Batched negative sampling with GraphDataLoader for LinkPrediciton

Hi, I have some questions about the link prediction task, which is extended from the discussion here. I successfully trained on a single graph via the tutorial document. Now, I want to train on batches of graphs, where the negative sampling needs to be done on batch:

import torch
import dgl
import dgl.function as fn
import torch.nn.functional as F
from dgl.nn.pytorch import HeteroGraphConv
from dgl.nn.pytorch.conv import GraphConv


class HeteroDotProductPredictor(torch.nn.Module):
    def forward(self, graph, h, etype):
        with graph.local_scope():
            graph.ndata['h'] = h['face']  # node type "face"
            graph.apply_edges(fn.u_dot_v('h', 'h', 'score'), etype=etype)
            return graph.edges[etype].data['score']

class Model(torch.nn.Module):
    def __init__(self, in_features, hidden_features, out_features, rel_names):
        super().__init__()
        self.sage = GNN(in_features, hidden_features, out_features, rel_names)
        self.pred = HeteroDotProductPredictor()
    def forward(self, g, neg_g, x, etype):
        h = self.sage(g, x)
        return self.pred(g, h, etype), self.pred(neg_g, h, etype)

class GNN(torch.nn.Module):
    def __init__(self, in_feats, hid_feats, out_feats, rel_names):
        super().__init__()
        self.conv1 = HeteroGraphConv({
            rel: GraphConv(in_feats, hid_feats)
            for rel in rel_names}, aggregate='mean')
        self.conv2 = HeteroGraphConv({
            rel: GraphConv(hid_feats, out_feats)
            for rel in rel_names}, aggregate='mean')

    def forward(self, graph, inputs):
        # inputs are features of nodes
        # print(inputs["face"].shape)
        h = self.conv1(graph, inputs)         
        #h["face"] = h["face"].reshape(-1, 80)
        h = {k: F.relu(v) for k, v in h.items()}
        h = self.conv2(graph, h)
        return h

def compute_loss(pos_score, neg_score):
    # Margin loss
    n_edges = pos_score.shape[0]
    return (1 - pos_score + neg_score.view(n_edges, -1)).clamp(min=0).mean()

def construct_negative_graph(graph, k, etype):
    utype, _, vtype = etype
    src, dst = graph.edges(etype=etype)
    neg_src = src.repeat_interleave(k)
    neg_dst = torch.randint(0, graph.num_nodes(vtype), (len(src) * k,))
    return dgl.heterograph(
        {etype: (neg_src, neg_dst)},
        num_nodes_dict={ntype: graph.num_nodes(ntype) for ntype in graph.ntypes})
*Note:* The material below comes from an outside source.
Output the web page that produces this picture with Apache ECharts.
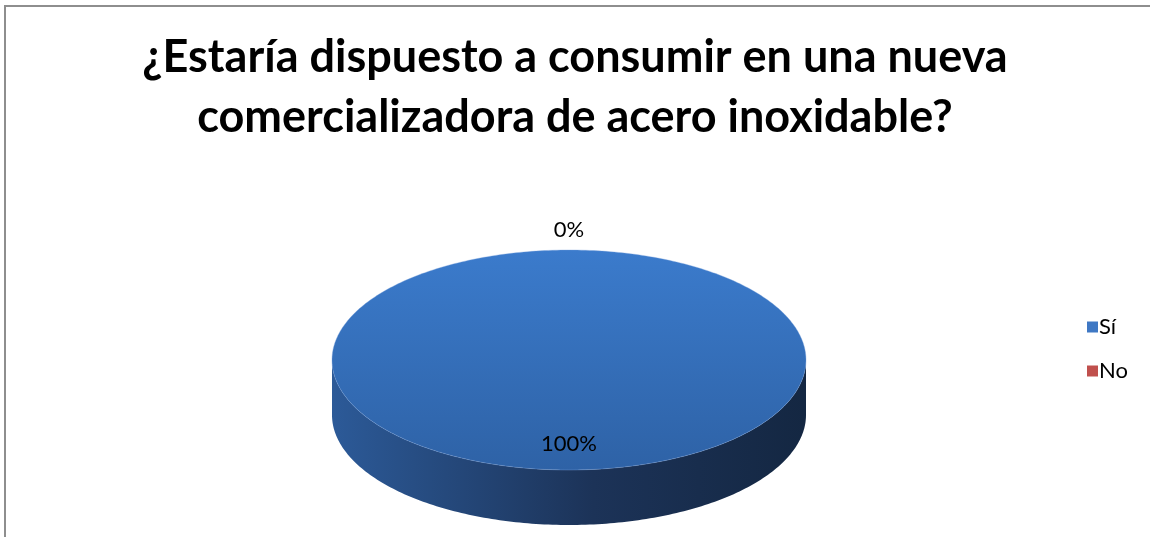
<!DOCTYPE html>
<html>
<head>
<meta charset="utf-8">
<script src="https://cdn.jsdelivr.net/npm/echarts@6/dist/echarts.min.js"></script>
<style>
  html, body { margin: 0; padding: 0; background: #fff; }
  #chart { width: 1150px; height: 537px; }
</style>
</head>
<body>
<div id="chart"></div>
<script>
// Survey answers and their shares (percent)
const categories = ['Sí', 'No'];
const shares = [100, 0];
const titleLines = ['¿Estaría dispuesto a consumir en una nueva', 'comercializadora de acero inoxidable?'];

// Slice palette: top face gradient stops, side band gradient stops
const palettes = [
  { top: ['#3b7bcc', '#2e62a6'], side: ['#2c5a98', '#1c3358', '#142742'], legend: '#3f78c4' },
  { top: ['#d0504c', '#a83a37'], side: ['#9a3330', '#6a2220', '#4e1816'], legend: '#c0504d' }
];

// Pie geometry (3D look: squashed ellipse plus a front band)
const PIE = { cx: 569, cy: 360, rx: 237, ry: 110, depth: 55 };

const total = shares.reduce((a, b) => a + b, 0);
const startAngles = [];
let acc = 0;
shares.forEach(v => { startAngles.push(acc / total * Math.PI * 2); acc += v; });

function pt(a, dy) {
  // angle measured clockwise from 12 o'clock
  return [PIE.cx + PIE.rx * Math.sin(a), PIE.cy - PIE.ry * Math.cos(a) + (dy || 0)];
}

function arcPoints(a0, a1, dy) {
  const pts = [];
  const n = Math.max(2, Math.ceil(Math.abs(a1 - a0) / (Math.PI / 180)));
  for (let i = 0; i <= n; i++) pts.push(pt(a0 + (a1 - a0) * i / n, dy));
  return pts;
}

function renderSlice(idx) {
  return function (params, api) {
    const value = shares[idx];
    const pal = palettes[idx];
    const a0 = startAngles[idx];
    const a1 = a0 + value / total * Math.PI * 2;
    const children = [];
    if (value > 0) {
      // front band: visible where the angle lies between 90° and 270°
      const s0 = Math.max(a0, Math.PI / 2);
      const s1 = Math.min(a1, Math.PI * 1.5);
      if (s1 > s0) {
        const upper = arcPoints(s0, s1, 0);
        const lower = arcPoints(s1, s0, PIE.depth);
        children.push({
          type: 'polygon',
          shape: { points: upper.concat(lower) },
          style: {
            fill: new echarts.graphic.LinearGradient(0, 0, 1, 0, [
              { offset: 0, color: pal.side[0] },
              { offset: 0.55, color: pal.side[1] },
              { offset: 1, color: pal.side[2] }
            ])
          }
        });
      }
      // top face
      const full = value >= total;
      const topPts = full ? arcPoints(0, Math.PI * 2, 0)
                          : [[PIE.cx, PIE.cy]].concat(arcPoints(a0, a1, 0));
      children.push({
        type: 'polygon',
        shape: { points: topPts },
        style: {
          fill: new echarts.graphic.LinearGradient(0, 0, 0, 1, [
            { offset: 0, color: pal.top[0] },
            { offset: 1, color: pal.top[1] }
          ]),
          stroke: 'rgba(120,160,220,0.35)',
          lineWidth: 1
        }
      });
    }
    // data label: inside for a real slice, outside when the slice is empty
    const mid = (a0 + a1) / 2;
    let lp;
    if (value > 0) {
      lp = [PIE.cx + PIE.rx * 0.76 * Math.sin(mid), PIE.cy - PIE.ry * 0.76 * Math.cos(mid)];
    } else {
      lp = [PIE.cx + (PIE.rx + 20) * Math.sin(mid), PIE.cy - (PIE.ry + 20) * Math.cos(mid)];
    }
    children.push({
      type: 'text',
      x: lp[0], y: lp[1],
      style: {
        text: Math.round(value / total * 100) + '%',
        fill: '#000', font: '22px Lato, "Open Sans", sans-serif',
        align: 'center', verticalAlign: 'middle'
      },
      z2: 10
    });
    return { type: 'group', children: children };
  };
}

const chart = echarts.init(document.getElementById('chart'), null, { renderer: 'canvas' });

const series = categories.map((name, i) => ({
  name: name,
  type: 'custom',
  coordinateSystem: 'none',
  data: [shares[i]],
  renderItem: renderSlice(i),
  itemStyle: { color: palettes[i].legend },
  z: i === 0 ? 2 : 1,
  silent: true
}));

chart.setOption({
  animation: false,
  backgroundColor: '#ffffff',
  title: {
    text: titleLines.join('\n'),
    left: 'center',
    top: 22,
    textStyle: {
      fontFamily: 'Lato, "Open Sans", sans-serif',
      fontWeight: 'bold',
      fontSize: 45,
      lineHeight: 60,
      color: '#000'
    }
  },
  legend: {
    orient: 'vertical',
    left: 1082,
    top: 311,
    itemWidth: 11,
    itemHeight: 11,
    itemGap: 22,
    icon: 'rect',
    data: categories,
    textStyle: { fontFamily: 'Lato, "Open Sans", sans-serif', fontSize: 22, color: '#000', padding: [0, 0, 0, -4] }
  },
  graphic: [{
    type: 'rect',
    shape: { x: 5, y: 6, width: 1200, height: 600 },
    style: { fill: 'none', stroke: '#8e8e8e', lineWidth: 2 },
    silent: true
  }],
  series: series
});
</script>
</body>
</html>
# train, val, test = 700, 100, 100 dgl graphs
dataloader = dgl.dataloading.GraphDataLoader(train, batch_size=128, shuffle=True, drop_last=False, num_workers=4)
k = 30
model = Model(train[0].ndata["x"].shape[1], 20, 1, train[0].etypes)
opt = torch.optim.Adam(model.parameters())
for epoch in range(2):
    running_loss = 0.
    for i, hetero_graph in enumerate(dataloader, 0):
        node_features = hetero_graph.nodes["face"].data["x"].float()
        node_features = {"face": node_features}
        # TODO: negative sampling on batch
        negative_graph = construct_negative_graph(hetero_graph, k, ("face", "type3", "face"))
        pos_score, neg_score = model(hetero_graph, negative_graph, node_features, ("face", "type3", "face"))
        loss = compute_loss(pos_score, neg_score)
        opt.zero_grad()
      loss.backward()
      opt.step()
        print(f"iter {i} loss {loss}")
        running_loss += loss.item()
    print(f'{epoch + 1} loss: {running_loss / 128:.5f}')

My questions are:

  1. How should I define the construct_negative_graph() to adapt to batched graphs obtained in the GraphDataLoader? For my case, I don’t need to do neighbor sampling since the graphs are relatively small, so I only need the negative sampling.
  2. How to extend the training loop to train for other edge types? My graphs have only one node type and multiple edge types. Should I construct pos/neg graphs for individual edge types and sum up the loss during the training? For example:
pos_score1, neg_score1 = #... neg sampling for edge_type_1
pos_score2, neg_score2 = #... neg sampling for edge_type_2
pos_score3, neg_score3 = #... neg sampling for edge_type_3

loss1 = compute_loss(pos_score1, neg_score1)
loss2 = compute_loss(pos_score2, neg_score2)
loss3 = compute_loss(pos_score3, neg_score3)

loss = loss1 + loss2 + loss3
opt.zero_grad()
loss.backward()
opt.step()
...

Thank you!

  1. batched_graph cannot work with existing construct_negative_graph()?
  2. Yes, just compute loss on each edge type and sum up for backward.